Three recommendations, sorted by use case. I stand behind all three.

  • If you watch Netflix, YouTube, and Prime Video on a 4K TV and you don't store offline content: buy the Chromecast with Google TV (4K) while it's still on clearance shelves at $30–50. It's not the newest hardware, but it does the job for under $50. The 8GB storage is a known limitation, but if you're not installing 20 apps and downloading seasons of shows, you'll get 2–3 years of clean use out of it. When it slows down, replace it. The total cost of ownership is still lower than the $99 Streamer.
  • If you have a 4K display, want Dolby Vision and Dolby Atmos, and plan to keep the box for 4+ years: get the Google TV Streamer at $99. The 32GB storage and 4GB of RAM are the kind of spec floor that prevents the "this thing is laggy" complaint in year two. The Ethernet port removes a variable from your network setup. The HDMI 2.1 support is genuine future-proofing. You pay for it once and forget about it.
  • If you run a Plex server, own a large library of ripped media, or watch a lot of upscaled 1080p content on a big 4K screen: spend the $199 on the Nvidia Shield TV Pro. No other Google TV box touches its upscaling quality, and no other device can host a Plex server natively. The price is steep, but the Shield is the only Google TV hardware that hasn't aged into obsolescence since 2019. For everyone else, it's overkill.

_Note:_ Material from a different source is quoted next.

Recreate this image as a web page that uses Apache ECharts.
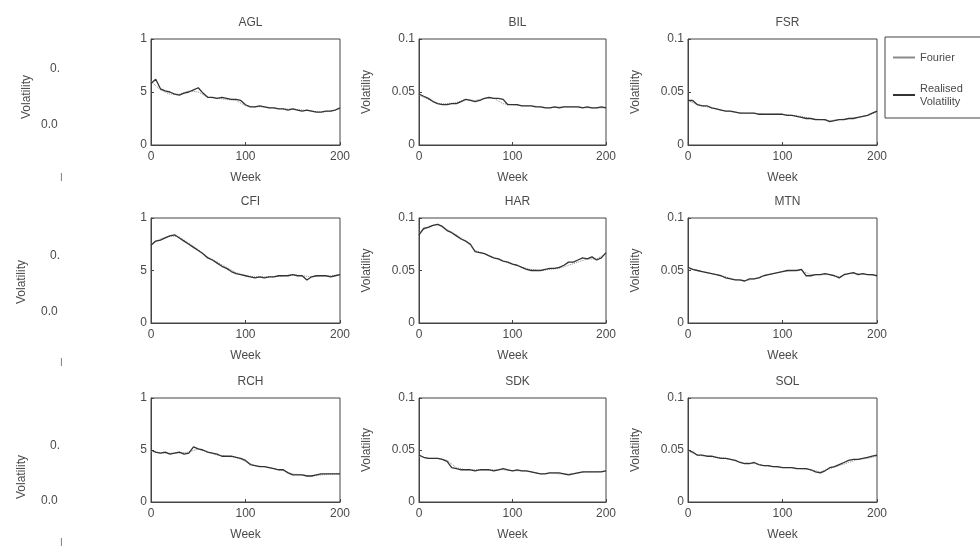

Skip the $20–30 no-name Android TV sticks. Skip the "smart TV" marketing that promises four years of updates — they almost never deliver. Buy the streaming box that matches your actual usage, not the one with the prettiest box art. The math is straightforward once you stop believing the marketing.

FAQ

Should I buy the Google TV Streamer or the Chromecast with Google TV (4K)?
Choose the Chromecast if you are a casual viewer who wants to save money and doesn't store offline content. Opt for the Google TV Streamer if you want better performance, more storage for apps, and plan to keep the device for four or more years.
Why is the 32GB storage on the Google TV Streamer important?
The 8GB storage on older models often leads to performance issues and an inability to install app updates within 18–24 months. 32GB provides enough space for a full app library and offline downloads without the device suffocating.
Is the Nvidia Shield TV Pro worth the $199 price tag?
It is worth the investment only if you specifically need its AI-enhanced 4K upscaling for lower-resolution content or the ability to host a native Plex media server. For standard streaming needs, it is considered overkill.
Do I need the Thread radio included in the Google TV Streamer?
You only need the Thread radio if you are building a smart home setup from scratch and want to use it as a hub. If you already have a Thread border router, this feature is irrelevant.
Are cheap $20–30 Android TV sticks a good alternative?
No, these devices typically feature insufficient RAM and storage, which results in noticeable interface lag. It is more cost-effective to purchase a clearance Chromecast 4K than to replace a budget stick in 18 months.